One of the overarching problems with Paul Ryan’s House Republican budget plan, approved by 95% of the GOP caucus last week, is that it’s hard to know where to start with its flaws. It is, after all, less a budget plan and more a right-wing fantasy.
Does one start with its end to Medicare’s guaranteed benefit? Or the fact that it radically redistributes wealth in the wrong direction? Can one leave out the fact that it doesn’t reduce the debt? And punishes the poor?

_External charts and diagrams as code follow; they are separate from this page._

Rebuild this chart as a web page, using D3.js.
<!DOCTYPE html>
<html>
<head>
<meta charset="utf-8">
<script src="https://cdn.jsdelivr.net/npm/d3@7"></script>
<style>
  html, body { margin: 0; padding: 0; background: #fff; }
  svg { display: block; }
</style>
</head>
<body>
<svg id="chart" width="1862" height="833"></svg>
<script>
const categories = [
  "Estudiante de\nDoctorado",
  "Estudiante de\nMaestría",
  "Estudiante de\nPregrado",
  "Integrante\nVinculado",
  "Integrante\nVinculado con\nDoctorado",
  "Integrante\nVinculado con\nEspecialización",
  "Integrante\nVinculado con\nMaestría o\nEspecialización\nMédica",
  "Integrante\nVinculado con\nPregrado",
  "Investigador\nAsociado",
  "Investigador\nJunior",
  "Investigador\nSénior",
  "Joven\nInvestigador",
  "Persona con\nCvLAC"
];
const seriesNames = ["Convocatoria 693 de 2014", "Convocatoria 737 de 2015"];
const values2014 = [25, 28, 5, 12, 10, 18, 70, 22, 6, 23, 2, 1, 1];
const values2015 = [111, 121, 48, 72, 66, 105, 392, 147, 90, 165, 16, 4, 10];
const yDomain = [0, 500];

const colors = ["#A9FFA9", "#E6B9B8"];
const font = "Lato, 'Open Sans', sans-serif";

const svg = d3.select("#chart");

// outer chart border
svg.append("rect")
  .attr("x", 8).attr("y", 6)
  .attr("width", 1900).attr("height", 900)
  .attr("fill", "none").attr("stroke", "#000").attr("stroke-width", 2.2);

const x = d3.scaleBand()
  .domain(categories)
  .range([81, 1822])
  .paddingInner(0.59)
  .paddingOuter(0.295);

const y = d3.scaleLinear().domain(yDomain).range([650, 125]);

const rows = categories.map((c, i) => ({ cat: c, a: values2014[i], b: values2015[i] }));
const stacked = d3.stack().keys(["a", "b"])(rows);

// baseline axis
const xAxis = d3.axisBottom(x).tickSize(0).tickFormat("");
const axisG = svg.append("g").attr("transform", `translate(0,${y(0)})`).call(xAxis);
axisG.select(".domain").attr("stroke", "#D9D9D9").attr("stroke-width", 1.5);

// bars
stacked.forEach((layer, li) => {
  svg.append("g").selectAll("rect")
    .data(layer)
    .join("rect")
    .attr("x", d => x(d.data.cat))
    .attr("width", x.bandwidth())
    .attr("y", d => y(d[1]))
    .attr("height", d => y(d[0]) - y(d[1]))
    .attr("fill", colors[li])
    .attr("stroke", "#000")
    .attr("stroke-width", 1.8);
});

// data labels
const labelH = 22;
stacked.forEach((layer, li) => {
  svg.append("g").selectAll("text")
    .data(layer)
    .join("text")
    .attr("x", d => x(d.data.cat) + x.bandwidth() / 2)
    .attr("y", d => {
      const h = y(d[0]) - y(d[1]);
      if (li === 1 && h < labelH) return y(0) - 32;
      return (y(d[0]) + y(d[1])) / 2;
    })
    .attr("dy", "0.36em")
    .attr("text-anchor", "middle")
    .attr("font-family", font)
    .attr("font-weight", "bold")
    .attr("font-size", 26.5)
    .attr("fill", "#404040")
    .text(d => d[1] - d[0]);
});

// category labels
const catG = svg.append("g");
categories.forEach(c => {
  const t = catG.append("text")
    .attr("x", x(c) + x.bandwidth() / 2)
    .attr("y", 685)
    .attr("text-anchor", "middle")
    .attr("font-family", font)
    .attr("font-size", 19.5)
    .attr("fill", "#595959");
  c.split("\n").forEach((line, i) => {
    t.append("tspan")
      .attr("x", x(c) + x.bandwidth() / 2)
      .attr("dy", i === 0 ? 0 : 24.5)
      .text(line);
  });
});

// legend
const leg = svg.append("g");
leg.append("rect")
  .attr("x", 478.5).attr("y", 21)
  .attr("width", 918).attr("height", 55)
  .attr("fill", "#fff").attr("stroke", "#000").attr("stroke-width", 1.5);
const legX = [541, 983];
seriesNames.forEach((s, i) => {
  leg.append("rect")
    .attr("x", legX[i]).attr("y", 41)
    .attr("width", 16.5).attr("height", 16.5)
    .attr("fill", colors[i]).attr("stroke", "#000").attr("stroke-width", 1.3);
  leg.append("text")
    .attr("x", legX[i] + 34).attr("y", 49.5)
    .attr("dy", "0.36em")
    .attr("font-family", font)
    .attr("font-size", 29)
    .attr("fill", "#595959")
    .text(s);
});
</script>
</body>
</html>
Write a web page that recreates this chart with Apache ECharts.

And lavishes tax breaks for the wealthy who don’t need another break?
Paul Krugman takes a crack at this challenge today, arguing that you can learn everything you need to know about Ryan’s House Republican budget “by understanding two numbers: $4.6 trillion and 14 million.”
Of these, $4.6 trillion is the size of the mystery meat in the budget. Ryan proposes tax cuts that would cost $4.6 trillion over the next decade relative to current policy — that is, relative even to making the Bush tax cuts permanent — but claims that his plan is revenue neutral, because he would make up the revenue loss by closing loopholes. For example, he would … well, actually, he refuses to name a single example of a loophole he wants to close.
So the budget is a fraud. No, it’s not “imperfect”, it’s not a bit shaky on the numbers; it’s completely based on almost $5 trillion dollars of alleged revenue that are pure fabrication.